╔══

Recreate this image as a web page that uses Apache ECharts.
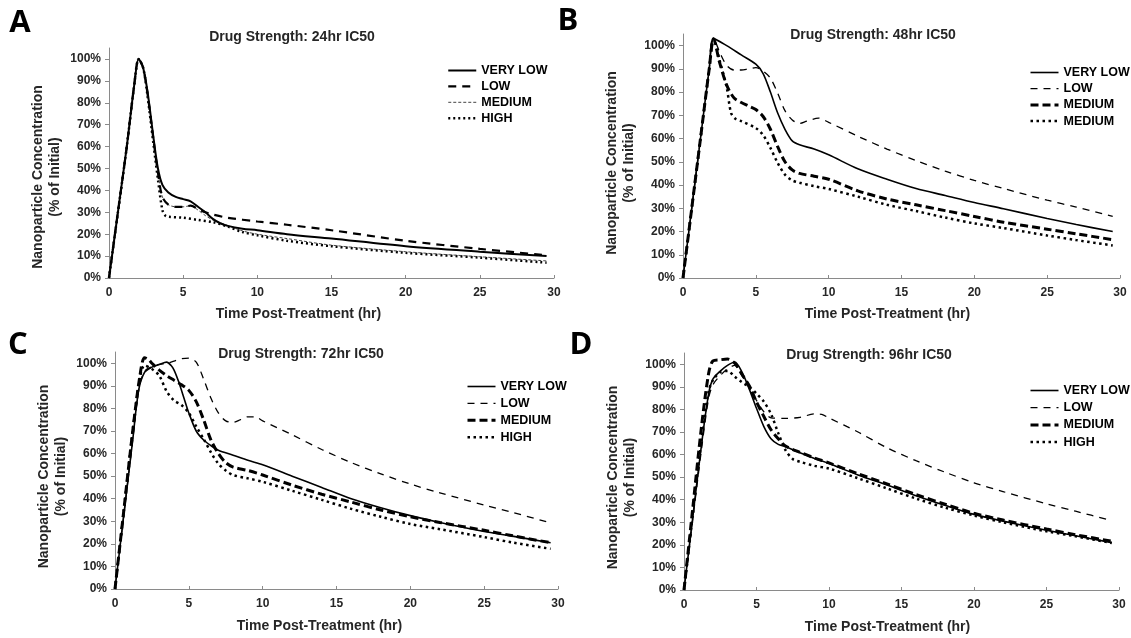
<!DOCTYPE html>
<html><head><meta charset="utf-8">
<script src="https://cdn.jsdelivr.net/npm/echarts@6/dist/echarts.min.js"></script>
<style>html,body{margin:0;padding:0;background:#fff}#c{width:1131px;height:638px}</style>
</head><body><div id="c"></div><script>
// ---------- DATA (time in hr, concentration in % of initial) ----------
const PANEL_TITLES = ['Drug Strength: 24hr IC50','Drug Strength: 48hr IC50','Drug Strength: 72hr IC50','Drug Strength: 96hr IC50'];
const PANEL_LETTERS = ['A','B','C','D'];
const LEGEND_A = ['VERY LOW','LOW','MEDIUM','HIGH'];
const LEGEND_B = ['VERY LOW','LOW','MEDIUM','MEDIUM'];
const LEGEND_C = ['VERY LOW','LOW','MEDIUM','HIGH'];
const LEGEND_D = ['VERY LOW','LOW','MEDIUM','HIGH'];
const Y_TICKS = [0,10,20,30,40,50,60,70,80,90,100];

const A_VERY_LOW = [[0,0],[0.6,30],[1.2,60],[1.7,88],[2,100],[2.3,96],[2.6,85],[3,64],[3.3,50],[3.6,42.5],[4,39],[4.5,37],[5,36],[5.5,35],[6,32.5],[6.5,30],[7,27],[7.5,25],[8,23.8],[9,22.5],[10,21.8],[12,20],[15,18],[20,14.5],[25,12],[29.5,10]];
const A_LOW = [[0,0],[0.6,30],[1.2,60],[1.7,88],[2,100],[2.3,96],[2.6,84],[3,63],[3.3,48],[3.6,37],[4,33.5],[4.5,32.5],[5,32.5],[5.5,33],[6,31.5],[6.5,30],[7,29],[8,27.5],[10,25.8],[12,24.3],[15,21.8],[20,17],[25,13.3],[29.5,10.4]];
const A_MEDIUM = [[0,0],[0.6,30],[1.2,60],[1.7,88],[2,100],[2.3,96],[2.6,84],[3,63],[3.3,48],[3.6,37],[4,33.5],[4.5,32.5],[5,32.5],[5.5,33],[6,31],[6.5,28.5],[7,26.5],[8,24],[9,21.5],[10,20],[12,18],[15,15],[20,12],[25,9.7],[29.5,7.8]];
const A_HIGH = [[0,0],[0.6,30],[1.2,60],[1.7,88],[2,100],[2.3,96],[2.6,83],[3,61],[3.3,45],[3.6,31],[3.8,28.5],[4,28],[5,27.5],[6,26.5],[7,25.5],[8,23.5],[9,21],[10,19.5],[12,17],[15,14.5],[20,11.5],[25,9.3],[29.5,7]];

const B_VERY_LOW = [[0,0],[0.6,30],[1.2,60],[1.8,90],[2.1,103],[3,100],[4,96],[5,92],[5.5,88],[6,80],[6.5,71],[7,64],[7.5,59],[8,57.3],[9,55.5],[10,53],[12,47],[14,42.5],[16,38.5],[18,35.5],[20,32.5],[22,29.8],[25,25.6],[27,23],[29.5,20]];
const B_LOW = [[0,0],[0.6,30],[1.2,60],[1.8,90],[2.1,103],[2.6,96],[3,91.5],[3.5,89.5],[4,89.5],[4.5,90],[5,90.5],[5.5,89],[6,86],[6.5,79.5],[7,72],[7.5,68],[8,66.5],[8.5,67.5],[9.3,68.8],[10,67],[12,61],[14,55.5],[16,50.5],[18,46],[20,42],[22,38.5],[25,33.5],[27,30.5],[29.5,26.5]];
const B_MEDIUM = [[0,0],[0.6,30],[1.2,60],[1.8,90],[2.1,103],[2.5,93],[3,83],[3.5,77.5],[4,75.5],[4.5,74],[5,72.5],[5.5,69.5],[6,64],[6.5,56.5],[7,50],[7.5,46.5],[8,45],[9,43.8],[10,42.5],[12,37.5],[14,34],[16,31.5],[18,29],[20,26.5],[22,24],[25,21],[27,19],[29.5,16.5]];
const B_HIGH = [[0,0],[0.6,30],[1.2,60],[1.8,90],[2.1,103],[2.5,94],[3,82],[3.3,71],[3.6,68.5],[4,67.5],[5,64.5],[5.5,61.5],[6,56],[6.5,49.5],[7,44.5],[7.5,42],[8,41],[9,39.5],[10,38.3],[12,35],[14,31.5],[16,28.8],[18,26],[20,23.5],[22,21.5],[25,18.3],[27,16.3],[29.5,14]];

const C_VERY_LOW = [[0,0],[0.6,33],[1.2,66],[1.6,88],[2,96],[2.5,98.3],[3,99.5],[3.5,100.5],[3.8,99],[4,97],[4.3,92],[4.7,84],[5,78],[5.5,70],[6,66],[6.5,63.5],[7,61.5],[8,59.3],[9,57],[10,55],[12,50],[14,45],[16,40],[18,36],[20,32.5],[22,29.5],[25,25.5],[27,23.3],[29.5,20.5]];
const C_LOW = [[0,0],[0.6,33],[1.2,66],[1.6,88],[2,96.5],[2.5,98.5],[3,99.5],[3.5,100],[4,101],[4.5,102],[5,102.3],[5.5,100.5],[6,93],[6.5,84.5],[7,78],[7.5,74.5],[8,73.8],[8.5,75],[9,76.3],[9.5,76.3],[10,74.5],[12,68.3],[14,61.8],[16,56],[18,51],[20,46.5],[22,42.6],[25,37.2],[27,33.8],[29.5,29.3]];
const C_MEDIUM = [[0,0],[0.6,35],[1.2,70],[1.7,95],[2,102.5],[2.3,101.5],[2.5,100],[3,97],[3.5,94.5],[4,92.5],[4.5,90.5],[5,88],[5.5,83],[6,75],[6.5,66],[7,60],[7.5,56],[8,54],[9,52.5],[10,50.5],[12,46],[14,42],[16,38.5],[18,35],[20,32],[22,29.5],[25,26],[27,23.5],[29.5,20.5]];
const C_HIGH = [[0,0],[0.6,35],[1.2,70],[1.7,94],[2,99],[2.5,97.5],[3,94.5],[3.5,87.5],[4,83.5],[4.5,81.5],[5,78],[5.5,72],[6,66.5],[6.5,60.5],[7,55.5],[7.5,52.5],[8,50.5],[9,49],[10,47.5],[12,43.5],[14,39.5],[16,35.5],[18,32],[20,28.8],[22,26.5],[25,23],[27,20.5],[29.5,17.8]];

const D_VERY_LOW = [[0,0],[0.6,32],[1.2,64],[1.7,87],[2,93.5],[2.5,97],[3,99.5],[3.5,101],[4,96.5],[4.5,89],[5,80.5],[5.5,72.5],[6,67],[6.5,64.5],[7,63.5],[8,60.8],[9,58.3],[10,56],[12,51],[14,46.5],[16,41.8],[18,37.5],[20,33.5],[22,30.5],[25,26.5],[27,24],[29.5,21]];
const D_LOW = [[0,0],[0.6,31],[1.2,62],[1.7,85],[2,91],[2.5,95],[3,98],[3.5,99.5],[4,95],[4.5,89.5],[5,84],[5.5,79],[6,76.3],[7,76],[8,76.5],[9,78],[9.5,77.8],[10,76.2],[12,70],[14,63],[16,57.3],[18,52.2],[20,47.5],[22,43.6],[25,38.2],[27,34.9],[29.5,30.8]];
const D_MEDIUM = [[0,0],[0.6,36],[1.2,72],[1.7,96],[2,101.5],[2.5,102],[3,102.3],[3.5,100.5],[4,95.5],[4.5,90.5],[5,83.3],[5.5,77],[6,71],[6.5,67],[7,63.8],[8,61],[9,58.5],[10,56.3],[12,51.5],[14,47],[16,42.3],[18,38],[20,34],[22,31],[25,27],[27,24.5],[29.5,21.6]];
const D_HIGH = [[0,0],[0.6,33],[1.2,66],[1.7,88],[2,93],[2.5,96.5],[3,97],[3.5,94.5],[4,92],[4.5,90],[5,87],[5.5,83.5],[6,78],[6.5,69.5],[7,62],[7.5,58],[8,56.8],[9,55],[10,53.8],[12,49.5],[14,45],[16,40.5],[18,36.5],[20,33],[22,30],[25,26],[27,23.8],[29.5,20.8]];

// ---------- LAYOUT / STYLE ----------
const FONT = 'Liberation Sans, Arial, sans-serif';
const GRIDS = [
  {left:109, top:48, width:445, height:230},
  {left:683, top:34, width:437, height:244},
  {left:115, top:352, width:443, height:237},
  {left:684, top:353, width:435, height:237}
];
const AXIS_COLOR = '#8a8a8a';
const LABEL_COLOR = '#262626';

const STYLE_A = [
  {type:'solid', width:2},
  {type:[8,6], width:2.2},
  {type:[3,2], width:1, color:'#444'},
  {type:[2,3], width:2.5}
];
const STYLE_BCD = [
  {type:'solid', width:1.6},
  {type:[7,6], width:1.3},
  {type:[8,4], width:3},
  {type:[2.5,3.5], width:2.5}
];

const panels = [
  {data:[A_VERY_LOW,A_LOW,A_MEDIUM,A_HIGH], names:LEGEND_A, styles:STYLE_A, sfx:['','','',''], legend:{left:447, top:64, gap:2.9}},
  {data:[B_VERY_LOW,B_LOW,B_MEDIUM,B_HIGH], names:LEGEND_B, styles:STYLE_BCD, sfx:[' ',' ',' ','    '], legend:{left:1029, top:66, gap:3.2}},
  {data:[C_VERY_LOW,C_LOW,C_MEDIUM,C_HIGH], names:LEGEND_C, styles:STYLE_BCD, sfx:['  ','  ','  ','  '], legend:{left:466, top:380, gap:3.9}},
  {data:[D_VERY_LOW,D_LOW,D_MEDIUM,D_HIGH], names:LEGEND_D, styles:STYLE_BCD, sfx:['   ','   ','   ','   '], legend:{left:1029, top:384, gap:4.2}}
];

const titlePos = [[292,37],[873,35],[301,354],[869,355]];
const letterPos = [[20,23],[568,21],[18,345],[581,345]];
const xNameShift = [-33,-14,-17,-14];
const yNameShift = [14,7,6,6];

const xAxes = [], yAxes = [], series = [], legends = [], graphics = [];

panels.forEach((p, i) => {
  xAxes.push({
    gridIndex:i, type:'value', min:0, max:30, interval:5,
    axisLine:{show:true, onZero:false, lineStyle:{color:AXIS_COLOR, width:1}},
    axisTick:{show:true, inside:true, length:3, lineStyle:{color:AXIS_COLOR}},
    splitLine:{show:false},
    axisLabel:{color:LABEL_COLOR, fontFamily:FONT, fontWeight:'bold', fontSize:12, margin:9},
    name:'Time Post-Treatment (hr)', nameLocation:'middle', nameGap: (i<2?29:30),
    nameTextStyle:{color:LABEL_COLOR, fontFamily:FONT, fontWeight:'bold', fontSize:14,
      padding:[0, Math.max(0,-2*xNameShift[i]), 0, Math.max(0,2*xNameShift[i])]}
  });
  yAxes.push({
    gridIndex:i, type:'value', min:0, max:105, interval:10,
    axisLine:{show:true, lineStyle:{color:AXIS_COLOR, width:1}},
    axisTick:{show:true, inside:false, length:4, lineStyle:{color:AXIS_COLOR}, customValues:Y_TICKS},
    splitLine:{show:false},
    axisLabel:{color:LABEL_COLOR, fontFamily:FONT, fontWeight:'bold', fontSize:12, margin:8,
      customValues:Y_TICKS, formatter: v => v + '%'},
    name:'Nanoparticle Concentration\n(% of Initial)', nameLocation:'middle', nameGap:45,
    nameTextStyle:{color:LABEL_COLOR, fontFamily:FONT, fontWeight:'bold', fontSize:14, lineHeight:17,
      padding:[0, 2*yNameShift[i], 0, 0]}
  });
  const legendNames = [];
  p.data.forEach((d, k) => {
    const nm = p.names[k] + p.sfx[k];
    legendNames.push(nm);
    const st = p.styles[k];
    series.push({
      name:nm, type:'line', xAxisIndex:i, yAxisIndex:i, data:d,
      symbol:'none', smooth:0.3, silent:true, animation:false,
      lineStyle:{color: st.color || '#000', width:st.width, type:st.type, cap:'butt'},
      itemStyle:{color: st.color || '#000'},
      z: 2 + (3-k)
    });
  });
  legends.push({
    show:true, orient:'vertical', left:p.legend.left, top:p.legend.top,
    itemWidth:28, itemHeight:12, itemGap:p.legend.gap, padding:0,
    data:legendNames, selectedMode:false,
    formatter: n => n.trim(),
    lineStyle:{width:'inherit', type:'inherit'},
    itemStyle:{color:'rgba(0,0,0,0)', borderWidth:0, opacity:0},
    textStyle:{color:'#000', fontFamily:FONT, fontWeight:'bold', fontSize:12.5}
  });
  graphics.push({
    type:'text', x:titlePos[i][0], y:titlePos[i][1],
    style:{text:PANEL_TITLES[i], x:0, y:0, align:'center', verticalAlign:'middle', fill:LABEL_COLOR,
      font:'bold 14px ' + FONT}
  });
  graphics.push({
    type:'text', x:letterPos[i][0], y:letterPos[i][1],
    style:{text:PANEL_LETTERS[i], x:0, y:0, align:'center', verticalAlign:'middle', fill:'#000',
      font:'bold 31px "Open Sans", sans-serif'}
  });
});

const chart = echarts.init(document.getElementById('c'), null, {renderer:'canvas'});
chart.setOption({
  animation:false,
  backgroundColor:'#fff',
  grid: GRIDS,
  xAxis: xAxes,
  yAxis: yAxes,
  legend: legends,
  series: series,
  graphic: graphics
});
</script></body></html>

╚══

§ **Set exercise**:
Repeat the lines above, starting at the first and stopping after the line that holds "const Y_TICKS = [0,10,20,30,40,50,60,70,80,90,100];", with the pictures left out.

§ **Response to this task**:
Recreate this image as a web page that uses Apache ECharts.
<!DOCTYPE html>
<html><head><meta charset="utf-8">
<script src="https://cdn.jsdelivr.net/npm/echarts@6/dist/echarts.min.js"></script>
<style>html,body{margin:0;padding:0;background:#fff}#c{width:1131px;height:638px}</style>
</head><body><div id="c"></div><script>
// ---------- DATA (time in hr, concentration in % of initial) ----------
const PANEL_TITLES = ['Drug Strength: 24hr IC50','Drug Strength: 48hr IC50','Drug Strength: 72hr IC50','Drug Strength: 96hr IC50'];
const PANEL_LETTERS = ['A','B','C','D'];
const LEGEND_A = ['VERY LOW','LOW','MEDIUM','HIGH'];
const LEGEND_B = ['VERY LOW','LOW','MEDIUM','MEDIUM'];
const LEGEND_C = ['VERY LOW','LOW','MEDIUM','HIGH'];
const LEGEND_D = ['VERY LOW','LOW','MEDIUM','HIGH'];
const Y_TICKS = [0,10,20,30,40,50,60,70,80,90,100];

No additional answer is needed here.